子どもをやる気にさせる話

子どもがやる気を出すとき、その意欲の源となるのは夢と希望です。「あんなふうになりたい」「こんなことをやってみたい」という夢みる力と、「ボクにもできる」「ワタシだってやれる」という希望を子どもたちにどう与えるか。
そのヒントがギュッとつまった話をご紹介します。

<ご利用にあたって>
以下の文章を通信に引用される場合は、文末にある出典(書名・著者名・出版社名)を明記して下さい。


対象学級通信・学年だより

練習は地味だし、90%はうまくいかない。良い時は10%あるかないか。
でも毎日できることを継続していたら、いつかはきっとできるようになる。
そう信じてやっています。

(「東京新聞」2018.5.10)三宅宏実

 重量挙げは数ある個人競技の中でも、確かに地味な競技である。練習ばかりか、試合の時も闘う相手は自分自身で、向かいには誰もいない。
 三宅選手は、リオデジャネイロ五輪の時、直前に腰痛が悪化し、痛み止めを打つほどの状態で本番に臨んだ。スナッチは2度の失敗後、3回目で成功させるも、この時点では8位と出遅れる。ジャークは1回目で105kgを記録し、失敗すればメダルを逃す3回目に107kgを成功させ、トータル188kgで3位、2大会連続でメダルという偉業を成し遂げた。

 その時のバーベルを抱きしめ、頰ずりするシーンは、映像を見た誰の目にも焼き付いていることだろう。プレッシャーをかけ続けるバーベルが、あたかも唯一の味方であるかのような不思議な情景であった。(中略)

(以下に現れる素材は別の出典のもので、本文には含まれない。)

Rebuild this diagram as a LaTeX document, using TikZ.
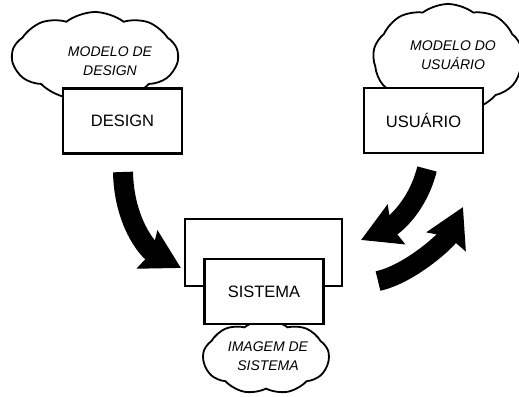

 取材した記者は三宅選手の競技人生を書く、「9割の苦悩と1割の笑顔」と。この1割の愛くるしい笑顔を支えるものは、常人の到底及ばない苦闘という土壌があってこそ。さらにその底には、「全部やろうとしなくていい。欲張らずに、着実に、目の前のことだけをやり遂げることだ」という、父義行氏の言葉があるとのこと。